Legal and Market Interest Rates
4 minutes • 730 words
11 In our North American and West Indian colonies, both wages and interest, and consequently profits, are higher than in England.
Both the legal and market interest rates in the colonies run from 6-8%. High wages and high profits, however, rarely go together, except in the peculiar circumstances of new colonies.
Compared to other countries, a new colony:
- is more under-stocked relative to its territorial size for some time,
- is more under-peopled relative to the size of this stock,
- has more land than they have stock to cultivate,
- uses its stock to cultivate the most fertile and best situated land with access to waterways.
Such land is frequently bought at a price below the value even of its natural produce. Stock employed to buy and improve such lands must yield a very large profit and interest.
Its rapid accumulation and high profits enables the planter to increase employment faster than he can find workers in a new settlement. Those whom he can find, therefore, are very liberally rewarded.

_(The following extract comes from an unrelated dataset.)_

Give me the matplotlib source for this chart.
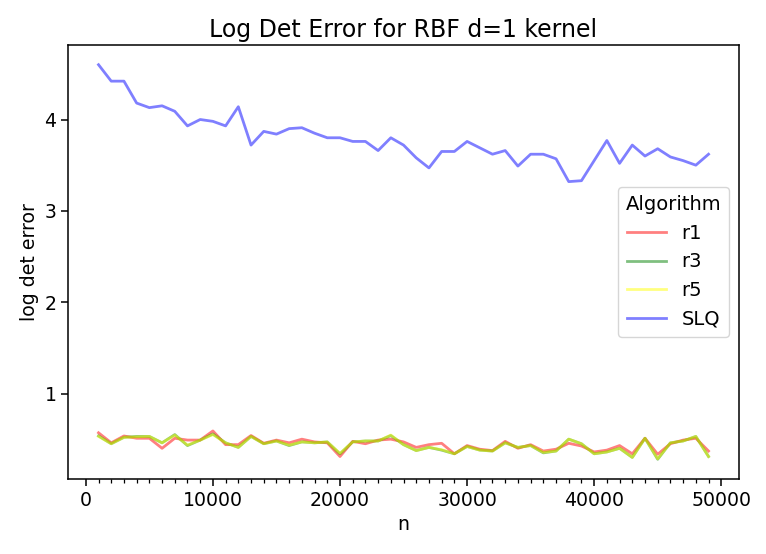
import matplotlib
matplotlib.use("Agg")
import matplotlib.pyplot as plt

n = list(range(1000, 50000, 1000))

slq = [4.60, 4.42, 4.42, 4.18, 4.13, 4.15, 4.09, 3.93, 4.00, 3.98,
       3.93, 4.14, 3.72, 3.87, 3.84, 3.90, 3.91, 3.85, 3.80, 3.80,
       3.76, 3.76, 3.66, 3.80, 3.72, 3.58, 3.47, 3.65, 3.65, 3.76,
       3.69, 3.62, 3.66, 3.49, 3.62, 3.62, 3.57, 3.32, 3.33, 3.55,
       3.77, 3.52, 3.72, 3.60, 3.68, 3.59, 3.55, 3.50, 3.62]

r1 = [0.57, 0.46, 0.535, 0.51, 0.51, 0.40, 0.51, 0.49, 0.49, 0.59,
      0.44, 0.44, 0.54, 0.455, 0.49, 0.46, 0.50, 0.47, 0.46, 0.31,
      0.476, 0.45, 0.49, 0.50, 0.47, 0.41, 0.44, 0.455, 0.34, 0.43,
      0.39, 0.375, 0.476, 0.40, 0.44, 0.37, 0.39, 0.455, 0.425, 0.36,
      0.38, 0.43, 0.34, 0.51, 0.335, 0.45, 0.49, 0.51, 0.37]

r3 = [0.535, 0.45, 0.52, 0.53, 0.53, 0.46, 0.55, 0.43, 0.49, 0.556,
      0.46, 0.41, 0.53, 0.45, 0.48, 0.43, 0.47, 0.46, 0.47, 0.34,
      0.47, 0.48, 0.48, 0.54, 0.44, 0.375, 0.41, 0.38, 0.34, 0.42,
      0.38, 0.37, 0.46, 0.41, 0.43, 0.35, 0.37, 0.50, 0.45, 0.34,
      0.36, 0.40, 0.30, 0.51, 0.28, 0.46, 0.48, 0.53, 0.31]

r5 = [0.53, 0.45, 0.52, 0.525, 0.53, 0.46, 0.545, 0.435, 0.49, 0.55,
      0.46, 0.41, 0.53, 0.45, 0.48, 0.435, 0.47, 0.46, 0.47, 0.345,
      0.47, 0.48, 0.48, 0.545, 0.44, 0.375, 0.41, 0.385, 0.34, 0.42,
      0.38, 0.37, 0.46, 0.41, 0.43, 0.355, 0.37, 0.50, 0.45, 0.34,
      0.36, 0.40, 0.30, 0.51, 0.285, 0.46, 0.48, 0.53, 0.31]

plt.rcParams["font.size"] = 13.6
fig = plt.figure(figsize=(7.66, 5.54), dpi=100)
ax = fig.add_axes([0.0888, 0.1354, 0.876, 0.7834])

ax.plot(n, r1, color="red", alpha=0.5, lw=2, label="r1")
ax.plot(n, r3, color="g", alpha=0.5, lw=2, label="r3")
ax.plot(n, r5, color="yellow", alpha=0.5, lw=2, label="r5")
ax.plot(n, slq, color="blue", alpha=0.5, lw=2, label="SLQ")

ax.set_xticks(n, minor=True)
ax.tick_params(which="major", length=4.8, width=1.1)
ax.tick_params(which="minor", length=2.7, width=0.9)
ax.set_yticks([1, 2, 3, 4])
for s in ax.spines.values():
    s.set_linewidth(1.1)

ax.set_title("Log Det Error for RBF d=1 kernel", fontsize=17)
ax.set_xlabel("n")
ax.set_ylabel("log det error")
ax.legend(title="Algorithm", loc="center right", fontsize=14, title_fontsize=14)

fig.savefig("out.png", dpi=100)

As the colony increases, profits gradually decrease.
When the most fertile and best situated lands have been all occupied, less profit can be made from the remaining inferior land. This creates less interest.

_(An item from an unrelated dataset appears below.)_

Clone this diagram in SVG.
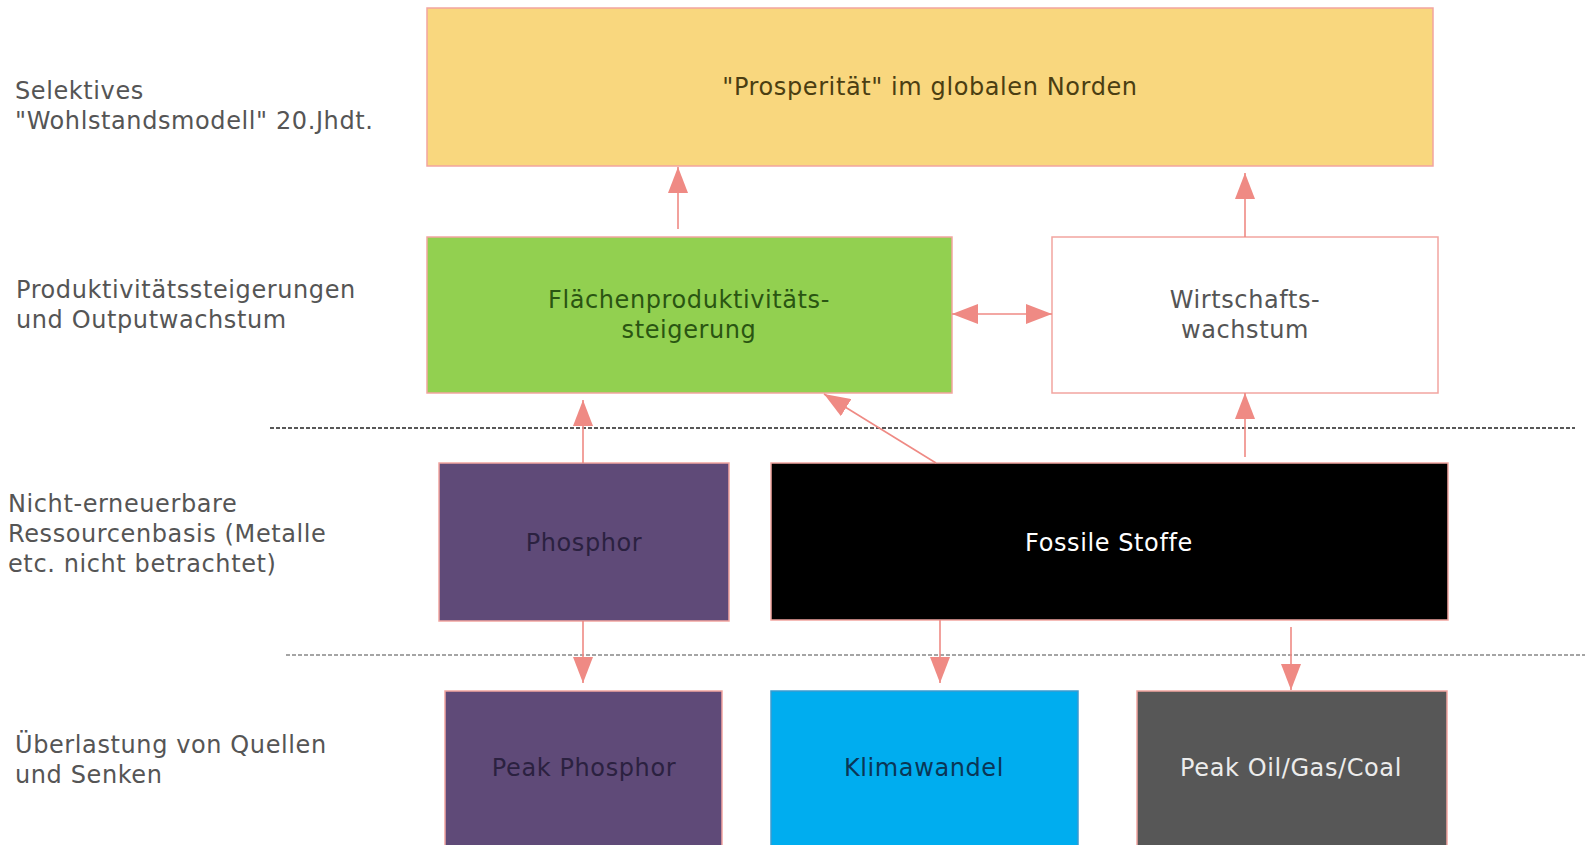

In most of our colonies, both the legal and the market interest rate have been considerably reduced within the last century. As riches, improvement, and population have increased, interest has declined.

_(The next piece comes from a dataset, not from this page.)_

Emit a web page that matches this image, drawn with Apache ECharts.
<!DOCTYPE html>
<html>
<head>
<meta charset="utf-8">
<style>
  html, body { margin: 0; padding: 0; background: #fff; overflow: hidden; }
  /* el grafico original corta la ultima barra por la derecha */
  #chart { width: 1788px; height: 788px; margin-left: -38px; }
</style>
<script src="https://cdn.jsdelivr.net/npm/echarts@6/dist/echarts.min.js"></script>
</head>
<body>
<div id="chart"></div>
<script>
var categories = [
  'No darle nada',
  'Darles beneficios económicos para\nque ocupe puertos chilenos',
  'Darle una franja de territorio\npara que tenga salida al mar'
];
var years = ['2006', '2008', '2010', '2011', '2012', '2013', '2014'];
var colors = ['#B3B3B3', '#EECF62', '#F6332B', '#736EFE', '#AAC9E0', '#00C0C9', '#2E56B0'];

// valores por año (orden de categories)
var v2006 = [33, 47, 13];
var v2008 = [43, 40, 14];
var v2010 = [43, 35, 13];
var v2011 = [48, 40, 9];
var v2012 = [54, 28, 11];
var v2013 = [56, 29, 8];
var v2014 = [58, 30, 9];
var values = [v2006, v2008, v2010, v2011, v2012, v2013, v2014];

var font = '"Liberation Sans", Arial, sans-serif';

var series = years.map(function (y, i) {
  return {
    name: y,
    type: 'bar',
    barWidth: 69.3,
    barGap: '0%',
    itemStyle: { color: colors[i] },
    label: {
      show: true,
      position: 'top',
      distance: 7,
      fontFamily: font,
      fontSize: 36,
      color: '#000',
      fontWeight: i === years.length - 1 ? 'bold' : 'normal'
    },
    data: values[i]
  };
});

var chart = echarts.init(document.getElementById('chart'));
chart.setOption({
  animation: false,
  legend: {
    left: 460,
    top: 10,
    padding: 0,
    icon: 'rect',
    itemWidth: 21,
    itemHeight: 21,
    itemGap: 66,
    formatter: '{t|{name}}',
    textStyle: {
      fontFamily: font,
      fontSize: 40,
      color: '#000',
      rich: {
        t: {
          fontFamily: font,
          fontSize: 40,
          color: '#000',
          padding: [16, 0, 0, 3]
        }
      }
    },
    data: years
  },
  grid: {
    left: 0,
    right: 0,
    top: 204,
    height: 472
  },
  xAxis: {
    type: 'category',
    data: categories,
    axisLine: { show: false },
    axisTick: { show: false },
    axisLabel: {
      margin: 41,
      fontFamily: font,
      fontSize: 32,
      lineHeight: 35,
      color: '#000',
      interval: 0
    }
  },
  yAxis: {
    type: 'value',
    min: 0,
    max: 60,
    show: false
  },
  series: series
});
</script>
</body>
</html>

The wages do not sink with the profits. The demand for labour increases with the increase of stock, whatever be its profits.
After profits are reduced, stock continues to increase much faster than before. This holds true for industrious nations advancing in wealth, as with industrious individuals. A great stock with small profits generally increases faster than a small stock with great profits.
“Money makes money,” says the proverb. When you have the seed money, it is often easy to get more. The great difficulty is to get that seed money.
In Book 2, Chapter 3, I shall explain the connection between the increase of stock and the increase of the demand for labour, with regard to the accumulation of stock.
12 The following may sometimes raise profits, and with them the interest of money, even in a country fast advancing to wealth:
- the acquisition of new territory, or
- the acquisition of new branches of trade.
The limited stock of the country is applied only to those branches which afford the greatest profit.
Part of what was employed in other trades, is withdrawn and turned into some of the new and more profitable ones. In all those old trades, the competition becomes less. Less supply becomes available.
It raises prices and yields more profit to the dealers. They can then afford to borrow at a higher interest.
After the Seven Years’ war, credit-worthy people, and some of the biggest companies in London, borrowed at 5%.
They used to borrow at 4-4.5%. This was caused by the great increase of territory and trade without the reduction in the capital stock of society. New businesses were carried on by the old stock. It lowered unemployment and created greater profits because of the reduced competition. I will show next why Great Britain’s capital stock was not reduced even after the enormous cost of that war. Wages and Stock are Inverse of Profits and Interest
13 The capital stock of society is the fund which maintains industry.
The reduction of this stock lowers wages, raises profits, and consequently, raises the interest of money. With lower wages, businesses can make products more cheaply than before. The fewer products in the market allow them to sell their products dearer. Their goods cost them less, and they get more for them. Their profits are augmented at both ends. This affords them a large interest.
The great fortunes so suddenly and easily acquired in Bengal and the British settlements in the East Indies, prove that as wages are very low, so profits and interest are very high in those ruined countries. In Bengal, money is frequently lent to farmers at 40-60%. The succeeding crop is mortgaged for the payment.
The interest eats up the profits which eats up landlord’s rent. Before the fall of the Roman republic, the same usury was common in the Roman provinces under the ruinous administration of their proconsuls. The virtuous Brutus lent money in Cyprus at 48%, based on Cicero’s letters.